Os US$ 11 bilhões nasceram como uma conta de chegar. O Brasil havia fechado um pacote de US$ 41 bilhões com o FMI e o G-7, um dinheiro que teria que ser devolvido em 18 meses. Até abril, contudo, o mercado internacional estava virtualmente fechado para o Brasil. Como havia muita amortização a vencer, a projeção era de perda de reservas.
Se a balança conseguisse gerar US$ 11 bilhões de superávit, contudo, as contas fechavam. Como o Ipea (instituto de pesquisa ligado ao governo) previa, na época, um superávit de US$ 10,8 bilhões, e havia vontade política de fechar um acordo com o Brasil, o FMI acabou emplacando a projeção de US$ 11 bilhões, as contas fecharam e o acordo foi assinado.
Na revisão recente do acordo com o FMI, duas discussões foram relevantes. O Brasil queria eliminar as metas quantitativas de moeda (crédito doméstico líquido), que embutem uma meta de reservas líquidas, alegando, com boas razões, que elas são incompatíveis com o regime de metas inflacionárias.
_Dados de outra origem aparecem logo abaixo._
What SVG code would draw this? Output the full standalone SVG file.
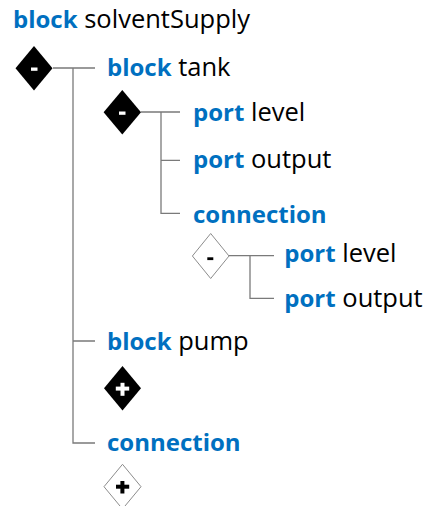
<svg xmlns="http://www.w3.org/2000/svg" width="425" height="506" viewBox="0 0 425 506">
<style>
text{font-family:"Open Sans","Liberation Sans",sans-serif;font-size:25.5px;fill:#000}
.k{fill:#0070C0;font-weight:bold;font-size:24px}
.ln{stroke:#7a7a7a;stroke-width:1.3;fill:none}
.df{fill:#000}
.do{fill:#fff;stroke:#8c8c8c;stroke-width:1}
.w{fill:#fff}
.b{fill:#000}
</style>
<rect width="425" height="506" fill="#fff"/>
<g id="connectors">
<path class="ln" d="M53 68H95M73 68V443H95M73 341H95"/>
<path class="ln" d="M141 112H180M161 112V213.3H180M161 160.3H180"/>
<path class="ln" d="M229 255.7H274M250 255.7V298.3H274"/>
</g>
<g id="solventSupply"><text x="13" y="28"><tspan class="k">block</tspan> solventSupply</text></g>
<g id="toggle1"><path class="df" d="M34 46L52.5 68.3L34 90.6L15.5 68.3Z"/><rect class="w" x="31" y="67.5" width="6.5" height="3.3"/></g>
<g id="tank"><text x="107" y="76"><tspan class="k">block</tspan> tank</text></g>
<g id="toggle2"><path class="df" d="M122.3 90L141 112.3L122.3 134.6L103.6 112.3Z"/><rect class="w" x="119" y="111.5" width="6.5" height="3.3"/></g>
<g id="tankLevel"><text x="193" y="120.5"><tspan class="k">port</tspan> level</text></g>
<g id="tankOutput"><text x="193" y="168.3"><tspan class="k">port</tspan> output</text></g>
<g id="tankConnection"><text x="193" y="223.3"><tspan class="k">connection</tspan></text></g>
<g id="toggle3"><path class="do" d="M210.7 233.5L229 256L210.7 278.5L192.4 256Z"/><rect class="b" x="207.3" y="257.3" width="6" height="2.8"/></g>
<g id="connLevel"><text x="284.3" y="261.7"><tspan class="k">port</tspan> level</text></g>
<g id="connOutput"><text x="284.3" y="306.7"><tspan class="k">port</tspan> output</text></g>
<g id="pump"><text x="107" y="350"><tspan class="k">block</tspan> pump</text></g>
<g id="toggle4"><path class="df" d="M122.5 366L141 388.3L122.5 410.6L104 388.3Z"/><rect class="w" x="115.8" y="386.6" width="13.4" height="4"/><rect class="w" x="120.5" y="382.8" width="4" height="13"/></g>
<g id="connection"><text x="107" y="450.7"><tspan class="k">connection</tspan></text></g>
<g id="toggle5"><path class="do" d="M122.5 464.3L141 486.7L122.5 509L104 486.7Z"/><rect class="b" x="116" y="484.7" width="13.2" height="4"/><rect class="b" x="120.4" y="481" width="4" height="12.5"/></g>
</svg>
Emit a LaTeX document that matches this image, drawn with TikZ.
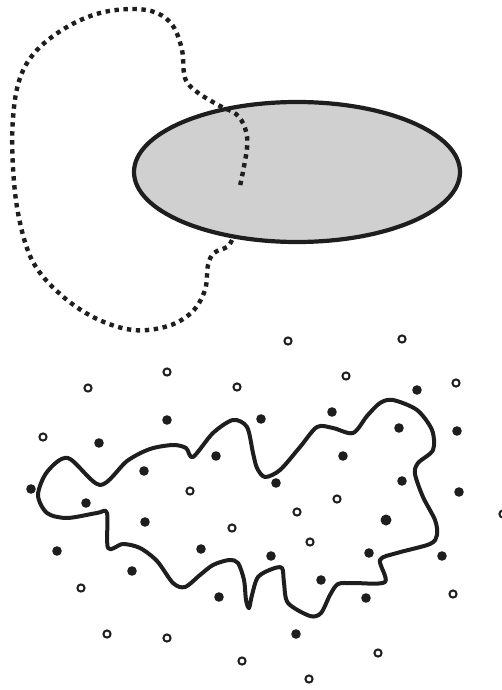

O PDR alegava que as metas podiam continuar, desde que fossem realistas.
O FMI acabou topando trocar as metas monetárias pela meta de inflação, uma vitória brasileira, mas manteve o piso (reduzido) de reservas líquidas e, portanto, a garantia de repagamento de seu empréstimo. A objeção contra a ampliação da margem de intervenção do BC no câmbio é que ela embute a possibilidade de um aumento na emissão monetária. O medo, pelo lado ortodoxo, é que o BC aumente a emissão, reduza os juros e isso sirva apenas para alimentar a saída de dólares, com perda de reservas.
A alternativa ortodoxa ao fluxo mais apertado de dólares seria aumentar os juros: além de ajudar no fluxo financeiro, o desaquecimento econômico ajudaria a balança comercial. Quando Fischer aceitou a solução não-ortodoxa, permitindo mais intervenção do BC, o fez supondo que a escassez de dólares é temporária e que, estruturalmente, as contas externas caminham para um maior equilíbrio, num prazo curto.
Essa é a aposta do BC e parece fazer todo sentido. É bom lembrar, contudo, que, quanto mais tempo levar para haver sinais de melhora nas contas externas, maior será a cobrança dos ortodoxos do FMI.